### WHAT THE TASK ASKS
Retype, exactly as they stand, the lines from the start of the data to the line that contains "plt.rcParams['axes.unicode_minus'] = False", both ends included. Leave the pictures out.

»»

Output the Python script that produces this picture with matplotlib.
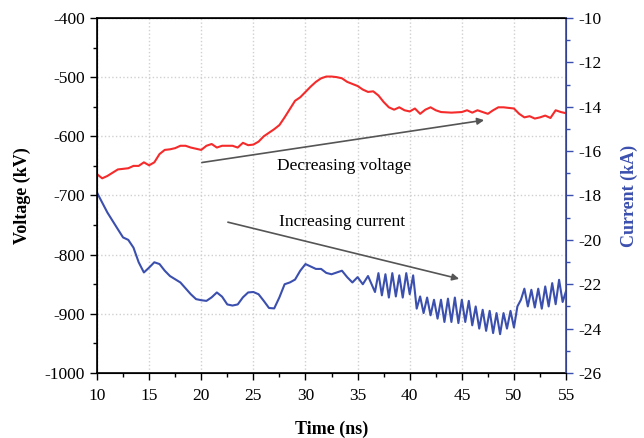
import matplotlib
matplotlib.use("Agg")
import matplotlib.pyplot as plt
from matplotlib.ticker import MultipleLocator

plt.rcParams['font.family'] = ['Liberation Serif', 'DejaVu Serif']
plt.rcParams['axes.unicode_minus'] = False

# Voltage (kV)
t_v = [10, 10.5, 11, 12, 13, 13.5, 14, 14.5, 15, 15.5, 16, 16.5, 17, 17.5, 18, 18.5, 19, 20,
       20.5, 21, 21.5, 22, 23, 23.5, 24, 24.5, 25, 25.5, 26, 27, 27.5, 28, 28.5, 29, 29.5, 30,
       30.5, 31, 31.5, 32, 32.5, 33, 33.5, 34, 35, 35.5, 36, 36.5, 37, 37.5, 38, 38.5, 39, 39.5,
       40, 40.5, 41, 41.5, 42, 42.5, 43, 44, 45, 45.5, 46, 46.5, 47, 47.5, 48, 48.5, 49, 50,
       50.5, 51, 51.5, 52, 52.5, 53, 53.5, 54, 54.5, 55]
voltage = [-664, -671, -667, -656, -654, -650, -650, -644, -649, -644, -630, -623, -622, -620,
           -616, -616, -619, -623, -616, -613, -619, -616, -616, -619, -611, -615, -614, -609,
           -600, -588, -581, -568, -554, -540, -534, -525, -516, -508, -502, -499, -499, -500,
           -502, -508, -515, -521, -525, -524, -531, -542, -551, -555, -551, -556, -558, -553,
           -562, -555, -551, -556, -559, -560, -559, -556, -560, -556, -559, -562, -556, -551,
           -551, -553, -562, -568, -566, -570, -568, -565, -569, -556, -559, -561]

# Current (kA)
t_i = [10, 10.5, 11, 12, 12.5, 13, 13.5, 14, 14.5, 15, 15.5, 16, 16.5, 17, 18, 19, 19.5, 20,
       20.5, 21, 21.5, 22, 22.5, 23, 23.5, 24, 24.5, 25, 25.5, 26, 26.5, 27, 27.5, 28, 28.5, 29,
       29.5, 30, 30.5, 31, 31.5, 32, 32.5, 33, 33.5, 34, 34.5, 35, 35.5, 36,
       36.67, 37, 37.33, 37.67, 38, 38.33, 38.67, 39, 39.33, 39.67, 40, 40.33, 40.67,
       41, 41.33, 41.67, 42, 42.33, 42.67, 43, 43.33, 43.67, 44, 44.33, 44.67,
       45, 45.33, 45.67, 46, 46.33, 46.67, 47, 47.33, 47.67, 48, 48.33, 48.67,
       49, 49.33, 49.67, 50, 50.33, 50.67, 51, 51.33, 51.67, 52, 52.33, 52.67,
       53, 53.33, 53.67, 54, 54.33, 54.67, 55]
current = [-17.87, -18.32, -18.77, -19.52, -19.89, -20.0, -20.35, -21.01, -21.47, -21.25,
           -21.01, -21.09, -21.39, -21.63, -21.92, -22.45, -22.67, -22.72, -22.75, -22.59,
           -22.37, -22.56, -22.91, -22.96, -22.91, -22.59, -22.37, -22.35, -22.45, -22.75,
           -23.07, -23.09, -22.59, -22.0, -21.92, -21.79, -21.39, -21.09, -21.2, -21.31,
           -21.31, -21.49, -21.55, -21.47, -21.39, -21.68, -21.92, -21.68, -22.0, -21.63,
           -22.35, -21.5, -22.5, -21.55, -22.6, -21.5, -22.55, -21.6, -22.6, -21.5, -22.45,
           -21.6, -23.1, -22.55, -23.3, -22.6, -23.4, -22.7, -23.55, -22.7, -23.7, -22.65,
           -23.7, -22.6, -23.75, -22.7, -23.7, -22.75, -23.85, -23.0, -24.0, -23.15, -24.1,
           -23.2, -24.2, -23.3, -24.25, -23.3, -24.0, -23.2, -23.95, -23.0, -22.7, -22.2,
           -23.0, -22.25, -23.05, -22.2, -23.1, -22.1, -23.0, -21.95, -22.9, -21.8, -22.8,
           -22.3]

RED = '#f52a2a'
BLUE = '#3b4fae'

fig = plt.figure(figsize=(6.44, 4.38), dpi=100)
ax = fig.add_axes([0.1506, 0.1484, 0.7284, 0.8106])
ax2 = ax.twinx()

ax.plot(t_v, voltage, color=RED, lw=1.5)
ax2.plot(t_i, current, color=BLUE, lw=1.5, solid_joinstyle='round')

ax.set_xlim(10, 55)
ax.set_ylim(-1000, -400)
ax2.set_ylim(-26, -10)

ax.xaxis.set_major_locator(MultipleLocator(5))
ax.xaxis.set_minor_locator(MultipleLocator(2.5))
ax.yaxis.set_major_locator(MultipleLocator(100))
ax.yaxis.set_minor_locator(MultipleLocator(50))
ax2.yaxis.set_major_locator(MultipleLocator(2))
ax2.yaxis.set_minor_locator(MultipleLocator(1))

ax.grid(True, which='major', color='#d0d0d0', linestyle=':', lw=1)
ax.set_axisbelow(True)

ax.tick_params(axis='both', which='major', direction='out', length=5, width=1, labelsize=12.5)
ax.tick_params(axis='x', which='major', pad=6)
ax.tick_params(axis='both', which='minor', direction='out', length=3, width=1)
ax2.tick_params(axis='y', which='major', direction='out', length=5, width=1, labelsize=12.5,
                colors=BLUE, labelcolor='black')
ax2.tick_params(axis='y', which='minor', direction='out', length=3, width=1, colors=BLUE)

for s in ['left', 'bottom', 'top']:
    ax.spines[s].set_linewidth(1.2)
ax2.spines['right'].set_color(BLUE)
ax2.spines['right'].set_linewidth(1.2)

ax.set_xlabel('Time (ns)', fontsize=13, fontweight='bold', labelpad=12)
ax.set_ylabel('Voltage (kV)', fontsize=13, fontweight='bold', labelpad=10)
ax2.set_ylabel('Current (kA)', fontsize=13, fontweight='bold', color=BLUE, labelpad=14)

arrow_kw = dict(arrowstyle='-|>', color='#555555', lw=1.2, mutation_scale=10)
ax.annotate('', xy=(47.4, -572), xytext=(19.8, -645), arrowprops=arrow_kw)
ax.annotate('', xy=(45.0, -842), xytext=(22.3, -744), arrowprops=arrow_kw)
ax.text(33.7, -650, 'Decreasing voltage', fontsize=12.5, ha='center', va='center')
ax.text(33.5, -745, 'Increasing current', fontsize=12.5, ha='center', va='center')

fig.savefig('out.png', dpi=100)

««

### WRITTEN REPLY
Output the Python script that produces this picture with matplotlib.
import matplotlib
matplotlib.use("Agg")
import matplotlib.pyplot as plt
from matplotlib.ticker import MultipleLocator

plt.rcParams['font.family'] = ['Liberation Serif', 'DejaVu Serif']
plt.rcParams['axes.unicode_minus'] = False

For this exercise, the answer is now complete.